-- Begin --

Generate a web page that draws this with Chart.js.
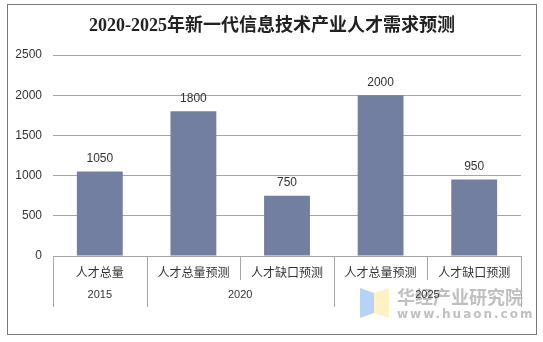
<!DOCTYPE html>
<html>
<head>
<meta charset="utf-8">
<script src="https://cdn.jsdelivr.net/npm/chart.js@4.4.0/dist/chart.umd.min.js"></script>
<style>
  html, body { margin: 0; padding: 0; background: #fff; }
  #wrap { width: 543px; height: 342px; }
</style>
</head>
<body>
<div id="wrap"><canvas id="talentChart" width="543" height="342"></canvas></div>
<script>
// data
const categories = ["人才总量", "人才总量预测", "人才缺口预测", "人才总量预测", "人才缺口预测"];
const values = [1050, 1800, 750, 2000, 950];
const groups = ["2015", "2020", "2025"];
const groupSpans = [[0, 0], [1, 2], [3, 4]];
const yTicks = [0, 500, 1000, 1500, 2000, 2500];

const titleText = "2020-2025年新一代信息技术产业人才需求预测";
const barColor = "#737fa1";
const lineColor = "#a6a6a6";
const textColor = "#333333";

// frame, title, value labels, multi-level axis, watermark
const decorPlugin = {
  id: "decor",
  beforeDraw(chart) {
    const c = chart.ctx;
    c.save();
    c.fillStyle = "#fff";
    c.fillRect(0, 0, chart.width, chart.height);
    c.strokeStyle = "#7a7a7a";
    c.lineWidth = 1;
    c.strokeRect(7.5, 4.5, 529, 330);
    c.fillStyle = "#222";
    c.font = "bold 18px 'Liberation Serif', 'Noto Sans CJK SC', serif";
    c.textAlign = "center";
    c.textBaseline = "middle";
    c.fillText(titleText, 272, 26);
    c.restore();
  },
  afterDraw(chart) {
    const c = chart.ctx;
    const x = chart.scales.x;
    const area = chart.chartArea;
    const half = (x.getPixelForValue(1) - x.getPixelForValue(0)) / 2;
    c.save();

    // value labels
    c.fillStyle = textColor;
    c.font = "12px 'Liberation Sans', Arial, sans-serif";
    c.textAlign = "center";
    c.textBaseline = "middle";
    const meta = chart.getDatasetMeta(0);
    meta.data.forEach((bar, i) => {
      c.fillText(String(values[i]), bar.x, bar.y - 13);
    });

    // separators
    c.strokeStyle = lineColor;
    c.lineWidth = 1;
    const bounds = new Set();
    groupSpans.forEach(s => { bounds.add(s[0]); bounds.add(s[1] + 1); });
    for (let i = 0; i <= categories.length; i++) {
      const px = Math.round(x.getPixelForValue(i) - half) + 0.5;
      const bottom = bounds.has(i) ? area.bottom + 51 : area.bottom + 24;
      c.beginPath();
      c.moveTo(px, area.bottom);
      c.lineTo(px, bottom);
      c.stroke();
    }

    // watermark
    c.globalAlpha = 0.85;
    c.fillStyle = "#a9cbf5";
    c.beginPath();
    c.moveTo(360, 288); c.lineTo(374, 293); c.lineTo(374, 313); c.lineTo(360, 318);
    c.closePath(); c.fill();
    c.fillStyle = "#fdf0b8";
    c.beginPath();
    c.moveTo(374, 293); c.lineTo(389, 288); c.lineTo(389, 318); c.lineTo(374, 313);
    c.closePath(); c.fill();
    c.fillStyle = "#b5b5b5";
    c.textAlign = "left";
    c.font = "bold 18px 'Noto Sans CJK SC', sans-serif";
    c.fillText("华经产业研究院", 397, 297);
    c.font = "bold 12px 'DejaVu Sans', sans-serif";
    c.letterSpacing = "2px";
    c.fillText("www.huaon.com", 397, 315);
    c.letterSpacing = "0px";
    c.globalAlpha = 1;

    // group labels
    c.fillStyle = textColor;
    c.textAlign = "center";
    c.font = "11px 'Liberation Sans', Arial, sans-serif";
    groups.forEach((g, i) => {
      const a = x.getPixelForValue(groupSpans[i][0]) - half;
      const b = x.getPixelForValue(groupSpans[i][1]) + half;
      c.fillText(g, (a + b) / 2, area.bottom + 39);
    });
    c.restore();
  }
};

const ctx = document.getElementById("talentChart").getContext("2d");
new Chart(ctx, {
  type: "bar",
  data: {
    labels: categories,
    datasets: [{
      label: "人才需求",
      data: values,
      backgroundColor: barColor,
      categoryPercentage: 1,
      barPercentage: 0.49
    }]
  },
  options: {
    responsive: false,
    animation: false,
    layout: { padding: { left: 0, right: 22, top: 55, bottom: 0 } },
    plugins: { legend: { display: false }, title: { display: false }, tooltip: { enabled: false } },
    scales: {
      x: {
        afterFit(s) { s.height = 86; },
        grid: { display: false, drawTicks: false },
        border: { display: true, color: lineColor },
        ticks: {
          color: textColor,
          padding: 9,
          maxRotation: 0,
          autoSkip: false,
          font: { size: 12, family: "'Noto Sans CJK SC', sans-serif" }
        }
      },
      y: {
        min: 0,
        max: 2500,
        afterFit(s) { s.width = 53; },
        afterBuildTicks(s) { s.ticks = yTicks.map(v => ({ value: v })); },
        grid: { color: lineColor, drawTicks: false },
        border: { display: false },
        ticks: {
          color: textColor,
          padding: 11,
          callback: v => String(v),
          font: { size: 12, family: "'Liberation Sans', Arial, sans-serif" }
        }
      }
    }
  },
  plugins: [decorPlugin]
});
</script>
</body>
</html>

-- End --
-- Begin --

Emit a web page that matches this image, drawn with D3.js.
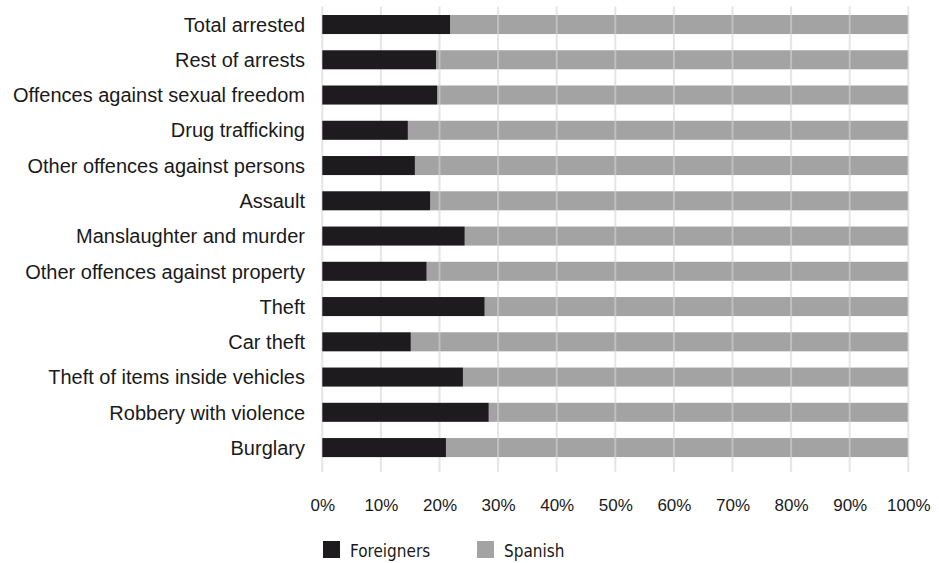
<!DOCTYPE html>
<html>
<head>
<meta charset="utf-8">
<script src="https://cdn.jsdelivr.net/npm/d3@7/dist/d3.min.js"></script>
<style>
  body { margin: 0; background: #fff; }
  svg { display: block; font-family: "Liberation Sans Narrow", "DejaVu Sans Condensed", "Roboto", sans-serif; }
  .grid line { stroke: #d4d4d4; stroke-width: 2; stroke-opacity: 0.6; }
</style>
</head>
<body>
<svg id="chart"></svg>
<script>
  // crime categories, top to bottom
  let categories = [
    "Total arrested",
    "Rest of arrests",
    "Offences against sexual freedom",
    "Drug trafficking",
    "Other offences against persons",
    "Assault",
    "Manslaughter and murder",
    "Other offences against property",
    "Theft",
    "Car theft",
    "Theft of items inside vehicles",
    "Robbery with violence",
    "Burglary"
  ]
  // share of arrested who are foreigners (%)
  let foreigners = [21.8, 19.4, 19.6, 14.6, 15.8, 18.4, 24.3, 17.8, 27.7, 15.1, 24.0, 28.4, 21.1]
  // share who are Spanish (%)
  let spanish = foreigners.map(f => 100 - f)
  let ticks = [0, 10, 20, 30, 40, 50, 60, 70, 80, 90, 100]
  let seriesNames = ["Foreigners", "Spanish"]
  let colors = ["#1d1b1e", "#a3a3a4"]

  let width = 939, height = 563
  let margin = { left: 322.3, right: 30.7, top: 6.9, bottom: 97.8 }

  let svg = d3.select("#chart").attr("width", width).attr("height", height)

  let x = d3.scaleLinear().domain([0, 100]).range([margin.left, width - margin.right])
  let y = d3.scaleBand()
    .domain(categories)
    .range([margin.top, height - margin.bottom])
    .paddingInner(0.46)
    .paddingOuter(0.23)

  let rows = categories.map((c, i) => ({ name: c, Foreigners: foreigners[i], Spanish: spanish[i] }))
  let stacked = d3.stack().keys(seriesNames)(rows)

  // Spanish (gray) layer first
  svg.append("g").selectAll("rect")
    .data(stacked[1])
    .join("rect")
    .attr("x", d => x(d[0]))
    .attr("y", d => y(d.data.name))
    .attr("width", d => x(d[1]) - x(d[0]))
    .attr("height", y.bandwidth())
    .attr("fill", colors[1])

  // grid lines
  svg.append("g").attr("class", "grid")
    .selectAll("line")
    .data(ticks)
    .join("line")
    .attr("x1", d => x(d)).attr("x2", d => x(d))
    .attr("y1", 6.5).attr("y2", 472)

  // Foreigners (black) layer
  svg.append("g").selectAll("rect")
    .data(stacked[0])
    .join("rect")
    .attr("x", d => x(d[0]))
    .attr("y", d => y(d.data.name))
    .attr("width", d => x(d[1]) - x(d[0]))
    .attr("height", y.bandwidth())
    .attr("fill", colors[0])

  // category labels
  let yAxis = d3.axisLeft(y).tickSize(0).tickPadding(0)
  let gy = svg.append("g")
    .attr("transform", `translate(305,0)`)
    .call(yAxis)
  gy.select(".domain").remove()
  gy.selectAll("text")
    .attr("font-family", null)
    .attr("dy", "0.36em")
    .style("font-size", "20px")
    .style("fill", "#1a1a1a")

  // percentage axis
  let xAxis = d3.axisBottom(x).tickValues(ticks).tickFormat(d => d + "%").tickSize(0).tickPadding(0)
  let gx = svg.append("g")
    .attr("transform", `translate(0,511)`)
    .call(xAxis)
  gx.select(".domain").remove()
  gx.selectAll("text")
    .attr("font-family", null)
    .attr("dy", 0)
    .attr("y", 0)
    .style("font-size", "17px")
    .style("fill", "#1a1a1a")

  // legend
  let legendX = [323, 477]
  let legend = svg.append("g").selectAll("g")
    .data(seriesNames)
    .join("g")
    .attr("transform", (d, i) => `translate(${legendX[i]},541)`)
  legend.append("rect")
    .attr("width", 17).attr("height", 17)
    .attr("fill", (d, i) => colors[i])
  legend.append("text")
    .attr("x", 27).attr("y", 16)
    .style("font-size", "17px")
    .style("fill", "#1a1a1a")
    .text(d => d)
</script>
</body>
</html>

-- End --

*EXERCISE PROMPT*
Exactly reproduce the stretch that starts at the line containing "Generate a web" and ends at the line containing "const yTicks = [0, 500, 1000, 1500, 2000, 2500];", both ends included; leave any pictures out.

*OUTPUT OF THE TASK*
Generate a web page that draws this with Chart.js.
<!DOCTYPE html>
<html>
<head>
<meta charset="utf-8">
<script src="https://cdn.jsdelivr.net/npm/chart.js@4.4.0/dist/chart.umd.min.js"></script>
<style>
  html, body { margin: 0; padding: 0; background: #fff; }
  #wrap { width: 543px; height: 342px; }
</style>
</head>
<body>
<div id="wrap"><canvas id="talentChart" width="543" height="342"></canvas></div>
<script>
// data
const categories = ["人才总量", "人才总量预测", "人才缺口预测", "人才总量预测", "人才缺口预测"];
const values = [1050, 1800, 750, 2000, 950];
const groups = ["2015", "2020", "2025"];
const groupSpans = [[0, 0], [1, 2], [3, 4]];
const yTicks = [0, 500, 1000, 1500, 2000, 2500];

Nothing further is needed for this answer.